**Exercise instructions:**
Quote the whole listing exactly. Leave the pictures out of your copy.
····················
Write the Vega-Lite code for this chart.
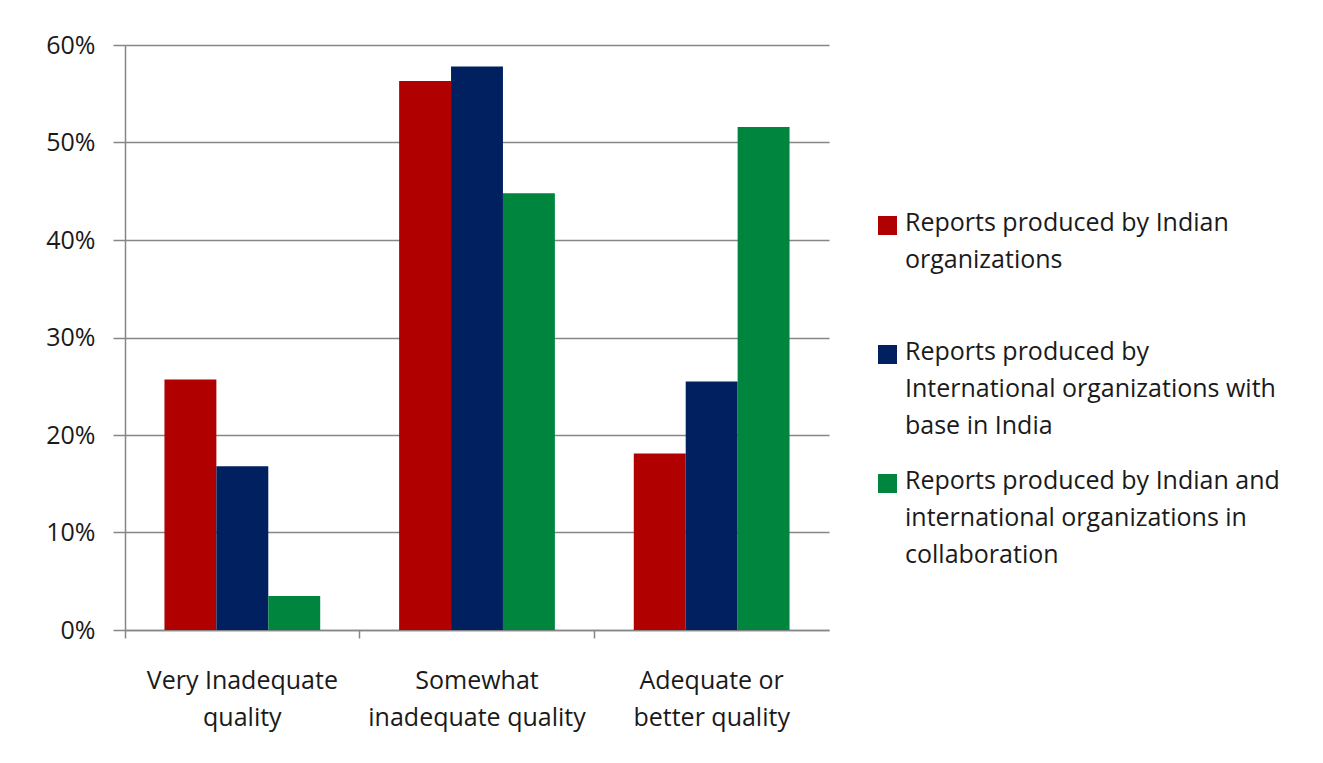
{
  "$schema": "https://vega.github.io/schema/vega-lite/v6.json",
  "autosize": "none",
  "width": 704,
  "height": 585,
  "padding": {"left": 125, "top": 45, "right": 494, "bottom": 133},
  "background": "white",
  "config": {
    "view": {"stroke": null},
    "font": "Open Sans",
    "axis": {"labelFont": "Open Sans", "labelColor": "#1a1a1a", "labelFontSize": 25, "labelLimit": 400, "domainColor": "#868686", "tickColor": "#868686", "gridColor": "#868686", "domainWidth": 1.5, "tickWidth": 1.5, "gridWidth": 1.5}
  },
  "data": {
    "values": [
      {"quality": "Very Inadequate quality", "series": "Reports produced by Indian organizations", "value": 0.257},
      {"quality": "Very Inadequate quality", "series": "Reports produced by International organizations with base in India", "value": 0.168},
      {"quality": "Very Inadequate quality", "series": "Reports produced by Indian and international organizations in collaboration", "value": 0.035},
      {"quality": "Somewhat inadequate quality", "series": "Reports produced by Indian organizations", "value": 0.563},
      {"quality": "Somewhat inadequate quality", "series": "Reports produced by International organizations with base in India", "value": 0.578},
      {"quality": "Somewhat inadequate quality", "series": "Reports produced by Indian and international organizations in collaboration", "value": 0.448},
      {"quality": "Adequate or better quality", "series": "Reports produced by Indian organizations", "value": 0.181},
      {"quality": "Adequate or better quality", "series": "Reports produced by International organizations with base in India", "value": 0.255},
      {"quality": "Adequate or better quality", "series": "Reports produced by Indian and international organizations in collaboration", "value": 0.516}
    ]
  },
  "mark": {"type": "bar"},
  "encoding": {
    "x": {
      "field": "quality",
      "type": "nominal",
      "sort": ["Very Inadequate quality", "Somewhat inadequate quality", "Adequate or better quality"],
      "scale": {"paddingInner": 0, "paddingOuter": 0},
      "axis": {
        "title": null,
        "labelAngle": 0,
        "bandPosition": 0,
        "tickSize": 8,
        "labelPadding": 30,
        "labelLineHeight": 37,
        "labelExpr": "datum.label == 'Very Inadequate quality' ? ['Very Inadequate', 'quality'] : datum.label == 'Somewhat inadequate quality' ? ['Somewhat', 'inadequate quality'] : ['Adequate or', 'better quality']"
      }
    },
    "xOffset": {
      "field": "series",
      "type": "nominal",
      "sort": ["Reports produced by Indian organizations", "Reports produced by International organizations with base in India", "Reports produced by Indian and international organizations in collaboration"],
      "scale": {"paddingInner": 0, "paddingOuter": 0.76}
    },
    "y": {
      "field": "value",
      "type": "quantitative",
      "scale": {"domain": [0, 0.6], "nice": false},
      "axis": {"title": null, "format": ".0%", "values": [0, 0.1, 0.2, 0.3, 0.4, 0.5, 0.6], "labelOverlap": false, "tickSize": 12, "labelPadding": 18, "grid": true}
    },
    "color": {
      "field": "series",
      "type": "nominal",
      "sort": ["Reports produced by Indian organizations", "Reports produced by International organizations with base in India", "Reports produced by Indian and international organizations in collaboration"],
      "scale": {"range": ["#b00000", "#002060", "#00853e"]},
      "legend": {
        "title": null,
        "orient": "none",
        "legendX": 750,
        "legendY": 168,
        "symbolType": "square",
        "symbolSize": 361,
        "symbolStrokeWidth": 0,
        "labelFont": "Open Sans",
        "labelFontSize": 25,
        "labelColor": "#1a1a1a",
        "labelOffset": 5,
        "labelLimit": 500,
        "rowPadding": 29,
        "labelExpr": "datum.label == 'Reports produced by Indian organizations' ? ['Reports produced by Indian', 'organizations', ''] : datum.label == 'Reports produced by International organizations with base in India' ? ['Reports produced by', 'International organizations with', 'base in India'] : ['Reports produced by Indian and', 'international organizations in', 'collaboration']",
        "labelBaseline": "top",
        "encode": {"labels": {"update": {"lineHeight": {"value": 37}, "dy": {"value": -15}}}}
      }
    }
  }
}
····················
**Result for this exercise:**
Write the Vega-Lite code for this chart.
{
  "$schema": "https://vega.github.io/schema/vega-lite/v6.json",
  "autosize": "none",
  "width": 704,
  "height": 585,
  "padding": {"left": 125, "top": 45, "right": 494, "bottom": 133},
  "background": "white",
  "config": {
    "view": {"stroke": null},
    "font": "Open Sans",
    "axis": {"labelFont": "Open Sans", "labelColor": "#1a1a1a", "labelFontSize": 25, "labelLimit": 400, "domainColor": "#868686", "tickColor": "#868686", "gridColor": "#868686", "domainWidth": 1.5, "tickWidth": 1.5, "gridWidth": 1.5}
  },
  "data": {
    "values": [
      {"quality": "Very Inadequate quality", "series": "Reports produced by Indian organizations", "value": 0.257},
      {"quality": "Very Inadequate quality", "series": "Reports produced by International organizations with base in India", "value": 0.168},
      {"quality": "Very Inadequate quality", "series": "Reports produced by Indian and international organizations in collaboration", "value": 0.035},
      {"quality": "Somewhat inadequate quality", "series": "Reports produced by Indian organizations", "value": 0.563},
      {"quality": "Somewhat inadequate quality", "series": "Reports produced by International organizations with base in India", "value": 0.578},
      {"quality": "Somewhat inadequate quality", "series": "Reports produced by Indian and international organizations in collaboration", "value": 0.448},
      {"quality": "Adequate or better quality", "series": "Reports produced by Indian organizations", "value": 0.181},
      {"quality": "Adequate or better quality", "series": "Reports produced by International organizations with base in India", "value": 0.255},
      {"quality": "Adequate or better quality", "series": "Reports produced by Indian and international organizations in collaboration", "value": 0.516}
    ]
  },
  "mark": {"type": "bar"},
  "encoding": {
    "x": {
      "field": "quality",
      "type": "nominal",
      "sort": ["Very Inadequate quality", "Somewhat inadequate quality", "Adequate or better quality"],
      "scale": {"paddingInner": 0, "paddingOuter": 0},
      "axis": {
        "title": null,
        "labelAngle": 0,
        "bandPosition": 0,
        "tickSize": 8,
        "labelPadding": 30,
        "labelLineHeight": 37,
        "labelExpr": "datum.label == 'Very Inadequate quality' ? ['Very Inadequate', 'quality'] : datum.label == 'Somewhat inadequate quality' ? ['Somewhat', 'inadequate quality'] : ['Adequate or', 'better quality']"
      }
    },
    "xOffset": {
      "field": "series",
      "type": "nominal",
      "sort": ["Reports produced by Indian organizations", "Reports produced by International organizations with base in India", "Reports produced by Indian and international organizations in collaboration"],
      "scale": {"paddingInner": 0, "paddingOuter": 0.76}
    },
    "y": {
      "field": "value",
      "type": "quantitative",
      "scale": {"domain": [0, 0.6], "nice": false},
      "axis": {"title": null, "format": ".0%", "values": [0, 0.1, 0.2, 0.3, 0.4, 0.5, 0.6], "labelOverlap": false, "tickSize": 12, "labelPadding": 18, "grid": true}
    },
    "color": {
      "field": "series",
      "type": "nominal",
      "sort": ["Reports produced by Indian organizations", "Reports produced by International organizations with base in India", "Reports produced by Indian and international organizations in collaboration"],
      "scale": {"range": ["#b00000", "#002060", "#00853e"]},
      "legend": {
        "title": null,
        "orient": "none",
        "legendX": 750,
        "legendY": 168,
        "symbolType": "square",
        "symbolSize": 361,
        "symbolStrokeWidth": 0,
        "labelFont": "Open Sans",
        "labelFontSize": 25,
        "labelColor": "#1a1a1a",
        "labelOffset": 5,
        "labelLimit": 500,
        "rowPadding": 29,
        "labelExpr": "datum.label == 'Reports produced by Indian organizations' ? ['Reports produced by Indian', 'organizations', ''] : datum.label == 'Reports produced by International organizations with base in India' ? ['Reports produced by', 'International organizations with', 'base in India'] : ['Reports produced by Indian and', 'international organizations in', 'collaboration']",
        "labelBaseline": "top",
        "encode": {"labels": {"update": {"lineHeight": {"value": 37}, "dy": {"value": -15}}}}
      }
    }
  }
}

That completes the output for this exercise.